The danger lies not just in the technical vulnerability but in the false confidence these guards create. When developers see a filter in place, they feel safe enough to disable human-in-the-loop oversight and switch on full automation. Yet the filter provides confidence without actual protection. An AI agent processing untrusted content, such as a poisoned npm package README or a malicious Makefile, can be tricked by a frontier language model into emitting injected commands as routine operational tasks.

The researchers emphasize that this is not a bug in any single agent but rather a dangerous convention and class of problems affecting the entire category. Adding more patterns to denial lists cannot close these structural vulnerabilities because the fundamental issue is that pattern matching on raw text cannot model how bash actually processes commands. The solution requires architectural changes at the agent-to-bash boundary, not incremental filter improvements.

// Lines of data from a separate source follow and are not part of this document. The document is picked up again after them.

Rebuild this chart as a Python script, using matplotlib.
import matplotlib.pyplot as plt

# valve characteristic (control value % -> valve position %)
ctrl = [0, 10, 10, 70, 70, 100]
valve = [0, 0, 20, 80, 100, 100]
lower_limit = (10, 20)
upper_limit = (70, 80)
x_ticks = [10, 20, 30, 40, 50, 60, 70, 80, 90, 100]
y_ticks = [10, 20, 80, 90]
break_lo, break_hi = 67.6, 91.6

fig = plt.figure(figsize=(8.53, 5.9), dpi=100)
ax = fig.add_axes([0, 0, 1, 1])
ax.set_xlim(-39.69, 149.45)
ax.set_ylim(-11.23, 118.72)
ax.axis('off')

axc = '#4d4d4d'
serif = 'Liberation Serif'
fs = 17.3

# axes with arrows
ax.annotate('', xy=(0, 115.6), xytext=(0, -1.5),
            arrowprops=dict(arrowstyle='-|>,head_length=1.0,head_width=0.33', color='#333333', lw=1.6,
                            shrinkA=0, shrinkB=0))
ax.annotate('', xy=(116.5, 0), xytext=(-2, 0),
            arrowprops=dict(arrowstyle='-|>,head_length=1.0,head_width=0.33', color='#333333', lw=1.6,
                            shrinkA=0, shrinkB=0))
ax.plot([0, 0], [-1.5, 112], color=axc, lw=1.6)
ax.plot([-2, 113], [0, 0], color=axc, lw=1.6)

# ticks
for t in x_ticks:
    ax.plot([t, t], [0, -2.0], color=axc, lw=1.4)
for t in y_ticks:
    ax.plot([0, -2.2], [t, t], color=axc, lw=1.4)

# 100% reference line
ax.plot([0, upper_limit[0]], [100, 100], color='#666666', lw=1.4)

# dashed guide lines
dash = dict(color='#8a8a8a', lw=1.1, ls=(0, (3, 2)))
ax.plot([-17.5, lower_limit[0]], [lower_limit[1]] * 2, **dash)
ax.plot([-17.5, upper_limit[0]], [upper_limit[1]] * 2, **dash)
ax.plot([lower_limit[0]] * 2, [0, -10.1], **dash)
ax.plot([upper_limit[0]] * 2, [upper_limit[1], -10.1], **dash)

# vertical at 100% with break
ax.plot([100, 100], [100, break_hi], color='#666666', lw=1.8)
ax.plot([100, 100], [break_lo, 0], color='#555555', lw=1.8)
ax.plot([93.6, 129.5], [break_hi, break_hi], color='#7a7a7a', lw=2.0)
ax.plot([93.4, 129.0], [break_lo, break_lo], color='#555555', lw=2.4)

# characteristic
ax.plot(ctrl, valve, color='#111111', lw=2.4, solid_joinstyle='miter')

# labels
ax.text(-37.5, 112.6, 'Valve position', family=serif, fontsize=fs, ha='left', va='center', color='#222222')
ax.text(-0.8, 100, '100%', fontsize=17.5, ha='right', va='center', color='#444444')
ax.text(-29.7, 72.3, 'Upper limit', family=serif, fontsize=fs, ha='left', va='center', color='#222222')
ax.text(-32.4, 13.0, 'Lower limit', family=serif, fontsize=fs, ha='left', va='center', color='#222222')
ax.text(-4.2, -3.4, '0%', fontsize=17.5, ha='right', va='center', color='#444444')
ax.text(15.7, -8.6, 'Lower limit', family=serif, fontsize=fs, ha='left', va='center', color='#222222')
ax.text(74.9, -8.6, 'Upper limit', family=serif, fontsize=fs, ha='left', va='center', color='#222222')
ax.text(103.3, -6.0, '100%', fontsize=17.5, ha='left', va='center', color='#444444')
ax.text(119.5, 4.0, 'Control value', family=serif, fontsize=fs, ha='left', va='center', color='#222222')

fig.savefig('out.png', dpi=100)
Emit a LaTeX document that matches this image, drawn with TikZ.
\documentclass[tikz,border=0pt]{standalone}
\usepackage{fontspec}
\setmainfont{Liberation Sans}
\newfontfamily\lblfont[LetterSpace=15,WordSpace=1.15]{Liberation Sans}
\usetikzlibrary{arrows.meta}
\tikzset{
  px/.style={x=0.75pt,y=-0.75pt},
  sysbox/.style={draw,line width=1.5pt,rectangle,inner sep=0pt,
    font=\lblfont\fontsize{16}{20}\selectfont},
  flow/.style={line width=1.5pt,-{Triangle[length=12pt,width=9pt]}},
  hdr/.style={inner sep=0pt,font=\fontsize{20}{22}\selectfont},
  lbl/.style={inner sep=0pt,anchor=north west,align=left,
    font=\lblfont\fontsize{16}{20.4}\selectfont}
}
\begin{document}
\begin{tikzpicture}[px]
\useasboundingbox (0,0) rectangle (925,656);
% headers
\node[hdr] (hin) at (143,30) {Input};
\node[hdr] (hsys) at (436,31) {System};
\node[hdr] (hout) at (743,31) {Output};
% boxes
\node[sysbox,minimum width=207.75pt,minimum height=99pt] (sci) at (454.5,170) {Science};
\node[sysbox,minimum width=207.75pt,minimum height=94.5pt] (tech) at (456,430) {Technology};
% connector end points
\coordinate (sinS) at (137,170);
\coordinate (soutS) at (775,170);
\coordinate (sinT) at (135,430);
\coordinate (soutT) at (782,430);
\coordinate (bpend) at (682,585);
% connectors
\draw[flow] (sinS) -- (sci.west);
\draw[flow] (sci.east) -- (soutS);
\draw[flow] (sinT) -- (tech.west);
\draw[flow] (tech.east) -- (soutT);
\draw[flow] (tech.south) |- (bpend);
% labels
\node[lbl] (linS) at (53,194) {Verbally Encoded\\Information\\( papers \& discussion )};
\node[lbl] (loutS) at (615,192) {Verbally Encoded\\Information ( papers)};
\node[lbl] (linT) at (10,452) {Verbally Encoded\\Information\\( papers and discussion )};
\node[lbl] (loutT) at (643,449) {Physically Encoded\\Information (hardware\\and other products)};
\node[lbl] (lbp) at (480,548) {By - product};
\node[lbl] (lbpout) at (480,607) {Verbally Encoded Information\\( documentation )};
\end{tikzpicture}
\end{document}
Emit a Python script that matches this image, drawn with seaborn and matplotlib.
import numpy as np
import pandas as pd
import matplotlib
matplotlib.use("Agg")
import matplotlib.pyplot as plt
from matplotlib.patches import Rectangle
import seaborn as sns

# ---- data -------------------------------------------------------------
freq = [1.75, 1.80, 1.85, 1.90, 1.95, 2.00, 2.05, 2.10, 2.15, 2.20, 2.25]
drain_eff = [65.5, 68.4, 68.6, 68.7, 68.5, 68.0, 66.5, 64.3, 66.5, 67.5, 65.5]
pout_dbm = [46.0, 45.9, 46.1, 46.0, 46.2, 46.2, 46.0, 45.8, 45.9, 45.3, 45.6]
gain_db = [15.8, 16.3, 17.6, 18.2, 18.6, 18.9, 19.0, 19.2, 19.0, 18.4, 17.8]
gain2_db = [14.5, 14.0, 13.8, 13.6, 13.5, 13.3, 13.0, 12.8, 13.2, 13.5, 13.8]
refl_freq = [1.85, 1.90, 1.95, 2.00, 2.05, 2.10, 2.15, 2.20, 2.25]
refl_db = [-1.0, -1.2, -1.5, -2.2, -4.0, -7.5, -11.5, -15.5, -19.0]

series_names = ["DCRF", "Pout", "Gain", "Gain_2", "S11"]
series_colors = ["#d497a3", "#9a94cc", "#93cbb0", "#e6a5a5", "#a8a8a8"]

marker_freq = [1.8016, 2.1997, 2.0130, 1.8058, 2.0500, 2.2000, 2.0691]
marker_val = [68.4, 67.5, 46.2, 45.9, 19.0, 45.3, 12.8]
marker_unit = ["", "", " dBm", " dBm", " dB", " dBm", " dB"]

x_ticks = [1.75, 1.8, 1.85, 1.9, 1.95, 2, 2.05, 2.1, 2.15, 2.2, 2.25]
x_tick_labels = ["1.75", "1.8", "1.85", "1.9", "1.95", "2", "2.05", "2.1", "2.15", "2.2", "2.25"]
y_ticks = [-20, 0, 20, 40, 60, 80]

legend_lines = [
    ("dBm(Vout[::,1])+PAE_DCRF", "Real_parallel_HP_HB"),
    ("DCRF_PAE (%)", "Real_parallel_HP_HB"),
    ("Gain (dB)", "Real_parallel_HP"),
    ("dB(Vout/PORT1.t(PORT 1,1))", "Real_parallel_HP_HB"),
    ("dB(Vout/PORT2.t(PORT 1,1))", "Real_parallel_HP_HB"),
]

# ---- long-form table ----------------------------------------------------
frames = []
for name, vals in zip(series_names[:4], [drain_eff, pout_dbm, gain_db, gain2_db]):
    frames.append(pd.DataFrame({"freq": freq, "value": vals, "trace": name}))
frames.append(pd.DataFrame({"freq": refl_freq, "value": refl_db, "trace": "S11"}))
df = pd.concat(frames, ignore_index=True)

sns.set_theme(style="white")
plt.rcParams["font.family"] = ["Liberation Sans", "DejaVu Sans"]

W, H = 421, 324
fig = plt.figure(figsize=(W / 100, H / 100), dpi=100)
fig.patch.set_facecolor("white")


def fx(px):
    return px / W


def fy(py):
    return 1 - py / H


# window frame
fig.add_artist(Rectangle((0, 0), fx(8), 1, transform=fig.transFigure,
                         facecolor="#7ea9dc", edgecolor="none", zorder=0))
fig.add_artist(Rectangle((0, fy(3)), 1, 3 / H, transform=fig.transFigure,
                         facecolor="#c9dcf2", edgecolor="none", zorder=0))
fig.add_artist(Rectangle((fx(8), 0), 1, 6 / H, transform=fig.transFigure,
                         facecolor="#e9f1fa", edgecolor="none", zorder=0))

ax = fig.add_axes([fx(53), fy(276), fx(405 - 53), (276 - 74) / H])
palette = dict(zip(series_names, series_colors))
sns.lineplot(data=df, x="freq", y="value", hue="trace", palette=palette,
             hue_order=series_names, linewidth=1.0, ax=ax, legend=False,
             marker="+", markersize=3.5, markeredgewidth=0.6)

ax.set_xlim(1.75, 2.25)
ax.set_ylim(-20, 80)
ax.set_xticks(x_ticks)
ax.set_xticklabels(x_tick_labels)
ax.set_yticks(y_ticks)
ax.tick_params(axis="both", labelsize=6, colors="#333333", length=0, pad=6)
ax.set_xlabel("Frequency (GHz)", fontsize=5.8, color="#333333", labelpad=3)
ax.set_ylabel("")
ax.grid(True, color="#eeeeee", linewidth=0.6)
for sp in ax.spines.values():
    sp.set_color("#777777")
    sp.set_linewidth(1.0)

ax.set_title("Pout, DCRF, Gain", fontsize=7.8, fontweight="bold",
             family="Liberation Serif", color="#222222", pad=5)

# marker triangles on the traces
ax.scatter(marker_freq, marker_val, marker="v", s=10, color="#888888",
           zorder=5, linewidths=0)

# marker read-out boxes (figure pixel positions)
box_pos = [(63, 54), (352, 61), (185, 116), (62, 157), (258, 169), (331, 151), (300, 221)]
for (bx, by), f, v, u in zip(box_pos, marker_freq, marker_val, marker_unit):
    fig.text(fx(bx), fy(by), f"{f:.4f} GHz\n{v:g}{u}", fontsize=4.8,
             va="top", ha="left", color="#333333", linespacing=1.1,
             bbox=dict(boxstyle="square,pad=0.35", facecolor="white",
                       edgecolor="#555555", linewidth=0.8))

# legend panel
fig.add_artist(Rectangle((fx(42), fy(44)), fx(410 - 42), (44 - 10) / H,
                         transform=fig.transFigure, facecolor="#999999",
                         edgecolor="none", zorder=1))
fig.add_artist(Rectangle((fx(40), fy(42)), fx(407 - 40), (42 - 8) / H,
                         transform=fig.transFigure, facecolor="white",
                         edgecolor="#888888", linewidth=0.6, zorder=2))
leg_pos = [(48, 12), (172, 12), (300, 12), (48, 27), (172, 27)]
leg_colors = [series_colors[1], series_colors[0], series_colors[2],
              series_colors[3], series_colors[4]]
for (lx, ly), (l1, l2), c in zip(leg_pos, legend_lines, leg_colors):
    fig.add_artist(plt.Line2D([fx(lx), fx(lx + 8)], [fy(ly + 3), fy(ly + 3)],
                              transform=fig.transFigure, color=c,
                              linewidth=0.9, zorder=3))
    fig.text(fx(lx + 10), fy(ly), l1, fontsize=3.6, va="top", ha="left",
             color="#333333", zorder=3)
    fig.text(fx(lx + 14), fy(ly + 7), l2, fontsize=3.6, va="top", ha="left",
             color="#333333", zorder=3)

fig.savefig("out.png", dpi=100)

For teams currently using AI coding agents in production, the research identifies Continue as the reference design that properly closes the structural majority of the bypass surface when running in its default IDE mode. This is the only sound defense for the configuration most developers actually use: an agent running on the host machine with access to real home directories and non-disposable workspaces. The alternative approach, using disposable container sandboxes, is sound only if the workspace can be thrown away after each run.

The implications extend beyond individual tool choices. The research reveals that the boundary between what an AI agent emits and what bash executes is structurally underbuilt across the entire ecosystem. As AI agents become more autonomous and handle more sensitive operations, this architectural gap represents a critical risk for enterprises deploying these tools in production environments with real credentials and sensitive data access.